— What you should do —
Copy all of the material exactly. Pictures are not to appear in the copy.

— Information provided —
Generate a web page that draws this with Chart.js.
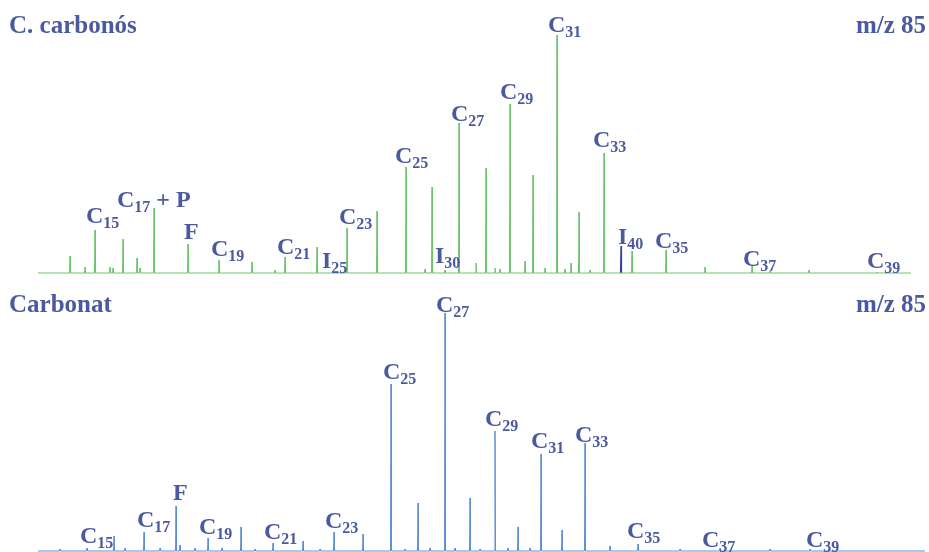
<!DOCTYPE html>
<html lang="ca">
<head>
    <meta charset="UTF-8">
    <title>Cromatogrames m/z 85</title>
    <style>
        body { margin: 0; background: #fff; }
        .panel { position: absolute; left: 0; width: 929px; height: 276px; }
        #topPanel { top: 0; }
        #bottomPanel { top: 276px; }
    </style>
</head>
<body>
    <div class="panel" id="topPanel"><canvas id="topChart"></canvas></div>
    <div class="panel" id="bottomPanel"><canvas id="bottomChart"></canvas></div>

    <script src="https://cdn.jsdelivr.net/npm/chart.js"></script>
    <script>
        // --- data: C. carbonós (m/z 85) ---
        const topPeakX = [70, 85, 95, 110, 113, 123, 137, 140, 154, 188, 219, 252, 275, 285, 317, 347, 377, 406, 425, 432,
                          445, 459, 476, 486, 495, 500, 510, 525, 533, 545, 557, 565, 571, 579, 590, 604, 632, 666, 705, 752, 770, 809, 877];
        const topPeakH = [17, 6, 43, 6, 5, 34, 15, 5, 65, 29, 13, 11, 3, 16, 26, 45, 62, 106, 4, 86,
                          3, 150, 10, 105, 5, 4, 169, 12, 98, 5, 238, 4, 10, 61, 3, 120, 22, 23, 6, 8, 2, 3, 1];
        const topRange = [38, 911];
        const topMarkerX = [621];
        const topMarkerH = [27];
        const topLabelText = ['C|15', 'C|17| + P', 'F', 'C|19', 'C|21', 'I|25', 'C|23', 'C|25', 'I|30', 'C|27',
                              'C|29', 'C|31', 'C|33', 'I|40', 'C|35', 'C|37', 'C|39'];
        const topLabelX = [86, 117, 184, 211, 277, 322, 339, 395, 435, 451, 500, 548, 593, 618, 655, 743, 867];
        const topLabelY = [50, 66, 34, 17, 19, 5, 49, 110, 10, 152, 174, 241, 126, 29, 25, 7, 5];

        // --- data: Carbonat (m/z 85) ---
        const botPeakX = [60, 87, 114, 125, 144, 160, 176, 180, 195, 208, 222, 241, 255, 273, 303, 320, 334, 363, 391, 405,
                          418, 430, 445, 455, 470, 480, 495, 508, 518, 530, 541, 562, 585, 610, 638, 680, 720, 770, 810];
        const botPeakH = [2, 3, 15, 3, 19, 3, 45, 6, 3, 13, 3, 24, 2, 8, 10, 2, 19, 17, 167, 2,
                          48, 3, 238, 3, 53, 2, 120, 3, 24, 3, 97, 21, 108, 5, 7, 2, 3, 2, 2];
        const botRange = [38, 925];
        const botLabelText = ['C|15', 'C|17', 'F', 'C|19', 'C|21', 'C|23', 'C|25', 'C|27', 'C|29', 'C|31', 'C|33', 'C|35', 'C|37', 'C|39'];
        const botLabelX = [80, 137, 173, 199, 264, 325, 383, 436, 485, 531, 575, 627, 702, 806];
        const botLabelY = [8, 24, 51, 17, 12, 23, 172, 239, 125, 103, 109, 13, 4, 4];

        const textColor = '#4b5aa0';
        const serif = '"Liberation Serif", "Times New Roman", serif';

        // build a spike trace (baseline - apex - baseline) for each peak
        function trace(xs, hs, range) {
            const pts = [{ x: range[0], y: 0 }];
            xs.forEach((x, i) => {
                pts.push({ x: x - 0.5, y: 0 }, { x: x, y: hs[i] }, { x: x + 0.5, y: 0 });
            });
            pts.push({ x: range[1], y: 0 });
            return pts;
        }

        // draws peak labels with subscripts plus the panel titles
        const labelPlugin = {
            id: 'peakLabels',
            afterDatasetsDraw(chart, args, opts) {
                const c = chart.ctx;
                const xs = chart.scales.x, ys = chart.scales.y;
                c.save();
                c.fillStyle = textColor;
                c.textBaseline = 'alphabetic';
                opts.text.forEach((t, i) => {
                    const parts = t.split('|');
                    let px = xs.getPixelForValue(opts.x[i]);
                    const py = ys.getPixelForValue(opts.y[i]);
                    c.font = 'bold 24px ' + serif;
                    c.fillText(parts[0], px, py);
                    px += c.measureText(parts[0]).width;
                    if (parts[1]) {
                        c.font = 'bold 16px ' + serif;
                        c.fillText(parts[1], px, py + 5);
                        px += c.measureText(parts[1]).width;
                    }
                    if (parts[2]) {
                        c.font = 'bold 24px ' + serif;
                        c.fillText(parts[2], px, py);
                    }
                });
                c.font = 'bold 25px ' + serif;
                c.textAlign = 'left';
                c.fillText(opts.title, 9, opts.titleY);
                c.textAlign = 'right';
                c.fillText('m/z 85', 926, opts.titleY);
                c.restore();
            }
        };

        function makeChart(id, datasets, yMin, yMax, labels) {
            return new Chart(document.getElementById(id), {
                type: 'line',
                data: { datasets: datasets },
                options: {
                    responsive: true,
                    maintainAspectRatio: false,
                    animation: false,
                    layout: { padding: 0 },
                    elements: { point: { radius: 0 }, line: { tension: 0 } },
                    scales: {
                        x: { type: 'linear', min: 0, max: 929, display: false },
                        y: { min: yMin, max: yMax, display: false }
                    },
                    plugins: {
                        legend: { display: false },
                        tooltip: { enabled: false },
                        peakLabels: labels
                    }
                },
                plugins: [labelPlugin]
            });
        }

        makeChart('topChart', [
            { data: trace(topPeakX, topPeakH, topRange), borderColor: '#6cc46c', borderWidth: 1, fill: false },
            { data: trace(topMarkerX, topMarkerH, [topMarkerX[0] - 0.5, topMarkerX[0] + 0.5]), borderColor: '#2f3f9c', borderWidth: 1.2, fill: false }
        ], -3, 273, { text: topLabelText, x: topLabelX, y: topLabelY, title: 'C. carbonós', titleY: 33 });

        makeChart('bottomChart', [
            { data: trace(botPeakX, botPeakH, botRange), borderColor: '#5e8fd2', borderWidth: 1, fill: false }
        ], -1, 275, { text: botLabelText, x: botLabelX, y: botLabelY, title: 'Carbonat', titleY: 36 });
    </script>
</body>
</html>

— Solution to the problem —
Generate a web page that draws this with Chart.js.
<!DOCTYPE html>
<html lang="ca">
<head>
    <meta charset="UTF-8">
    <title>Cromatogrames m/z 85</title>
    <style>
        body { margin: 0; background: #fff; }
        .panel { position: absolute; left: 0; width: 929px; height: 276px; }
        #topPanel { top: 0; }
        #bottomPanel { top: 276px; }
    </style>
</head>
<body>
    <div class="panel" id="topPanel"><canvas id="topChart"></canvas></div>
    <div class="panel" id="bottomPanel"><canvas id="bottomChart"></canvas></div>

    <script src="https://cdn.jsdelivr.net/npm/chart.js"></script>
    <script>
        // --- data: C. carbonós (m/z 85) ---
        const topPeakX = [70, 85, 95, 110, 113, 123, 137, 140, 154, 188, 219, 252, 275, 285, 317, 347, 377, 406, 425, 432,
                          445, 459, 476, 486, 495, 500, 510, 525, 533, 545, 557, 565, 571, 579, 590, 604, 632, 666, 705, 752, 770, 809, 877];
        const topPeakH = [17, 6, 43, 6, 5, 34, 15, 5, 65, 29, 13, 11, 3, 16, 26, 45, 62, 106, 4, 86,
                          3, 150, 10, 105, 5, 4, 169, 12, 98, 5, 238, 4, 10, 61, 3, 120, 22, 23, 6, 8, 2, 3, 1];
        const topRange = [38, 911];
        const topMarkerX = [621];
        const topMarkerH = [27];
        const topLabelText = ['C|15', 'C|17| + P', 'F', 'C|19', 'C|21', 'I|25', 'C|23', 'C|25', 'I|30', 'C|27',
                              'C|29', 'C|31', 'C|33', 'I|40', 'C|35', 'C|37', 'C|39'];
        const topLabelX = [86, 117, 184, 211, 277, 322, 339, 395, 435, 451, 500, 548, 593, 618, 655, 743, 867];
        const topLabelY = [50, 66, 34, 17, 19, 5, 49, 110, 10, 152, 174, 241, 126, 29, 25, 7, 5];

        // --- data: Carbonat (m/z 85) ---
        const botPeakX = [60, 87, 114, 125, 144, 160, 176, 180, 195, 208, 222, 241, 255, 273, 303, 320, 334, 363, 391, 405,
                          418, 430, 445, 455, 470, 480, 495, 508, 518, 530, 541, 562, 585, 610, 638, 680, 720, 770, 810];
        const botPeakH = [2, 3, 15, 3, 19, 3, 45, 6, 3, 13, 3, 24, 2, 8, 10, 2, 19, 17, 167, 2,
                          48, 3, 238, 3, 53, 2, 120, 3, 24, 3, 97, 21, 108, 5, 7, 2, 3, 2, 2];
        const botRange = [38, 925];
        const botLabelText = ['C|15', 'C|17', 'F', 'C|19', 'C|21', 'C|23', 'C|25', 'C|27', 'C|29', 'C|31', 'C|33', 'C|35', 'C|37', 'C|39'];
        const botLabelX = [80, 137, 173, 199, 264, 325, 383, 436, 485, 531, 575, 627, 702, 806];
        const botLabelY = [8, 24, 51, 17, 12, 23, 172, 239, 125, 103, 109, 13, 4, 4];

        const textColor = '#4b5aa0';
        const serif = '"Liberation Serif", "Times New Roman", serif';

        // build a spike trace (baseline - apex - baseline) for each peak
        function trace(xs, hs, range) {
            const pts = [{ x: range[0], y: 0 }];
            xs.forEach((x, i) => {
                pts.push({ x: x - 0.5, y: 0 }, { x: x, y: hs[i] }, { x: x + 0.5, y: 0 });
            });
            pts.push({ x: range[1], y: 0 });
            return pts;
        }

        // draws peak labels with subscripts plus the panel titles
        const labelPlugin = {
            id: 'peakLabels',
            afterDatasetsDraw(chart, args, opts) {
                const c = chart.ctx;
                const xs = chart.scales.x, ys = chart.scales.y;
                c.save();
                c.fillStyle = textColor;
                c.textBaseline = 'alphabetic';
                opts.text.forEach((t, i) => {
                    const parts = t.split('|');
                    let px = xs.getPixelForValue(opts.x[i]);
                    const py = ys.getPixelForValue(opts.y[i]);
                    c.font = 'bold 24px ' + serif;
                    c.fillText(parts[0], px, py);
                    px += c.measureText(parts[0]).width;
                    if (parts[1]) {
                        c.font = 'bold 16px ' + serif;
                        c.fillText(parts[1], px, py + 5);
                        px += c.measureText(parts[1]).width;
                    }
                    if (parts[2]) {
                        c.font = 'bold 24px ' + serif;
                        c.fillText(parts[2], px, py);
                    }
                });
                c.font = 'bold 25px ' + serif;
                c.textAlign = 'left';
                c.fillText(opts.title, 9, opts.titleY);
                c.textAlign = 'right';
                c.fillText('m/z 85', 926, opts.titleY);
                c.restore();
            }
        };

        function makeChart(id, datasets, yMin, yMax, labels) {
            return new Chart(document.getElementById(id), {
                type: 'line',
                data: { datasets: datasets },
                options: {
                    responsive: true,
                    maintainAspectRatio: false,
                    animation: false,
                    layout: { padding: 0 },
                    elements: { point: { radius: 0 }, line: { tension: 0 } },
                    scales: {
                        x: { type: 'linear', min: 0, max: 929, display: false },
                        y: { min: yMin, max: yMax, display: false }
                    },
                    plugins: {
                        legend: { display: false },
                        tooltip: { enabled: false },
                        peakLabels: labels
                    }
                },
                plugins: [labelPlugin]
            });
        }

        makeChart('topChart', [
            { data: trace(topPeakX, topPeakH, topRange), borderColor: '#6cc46c', borderWidth: 1, fill: false },
            { data: trace(topMarkerX, topMarkerH, [topMarkerX[0] - 0.5, topMarkerX[0] + 0.5]), borderColor: '#2f3f9c', borderWidth: 1.2, fill: false }
        ], -3, 273, { text: topLabelText, x: topLabelX, y: topLabelY, title: 'C. carbonós', titleY: 33 });

        makeChart('bottomChart', [
            { data: trace(botPeakX, botPeakH, botRange), borderColor: '#5e8fd2', borderWidth: 1, fill: false }
        ], -1, 275, { text: botLabelText, x: botLabelX, y: botLabelY, title: 'Carbonat', titleY: 36 });
    </script>
</body>
</html>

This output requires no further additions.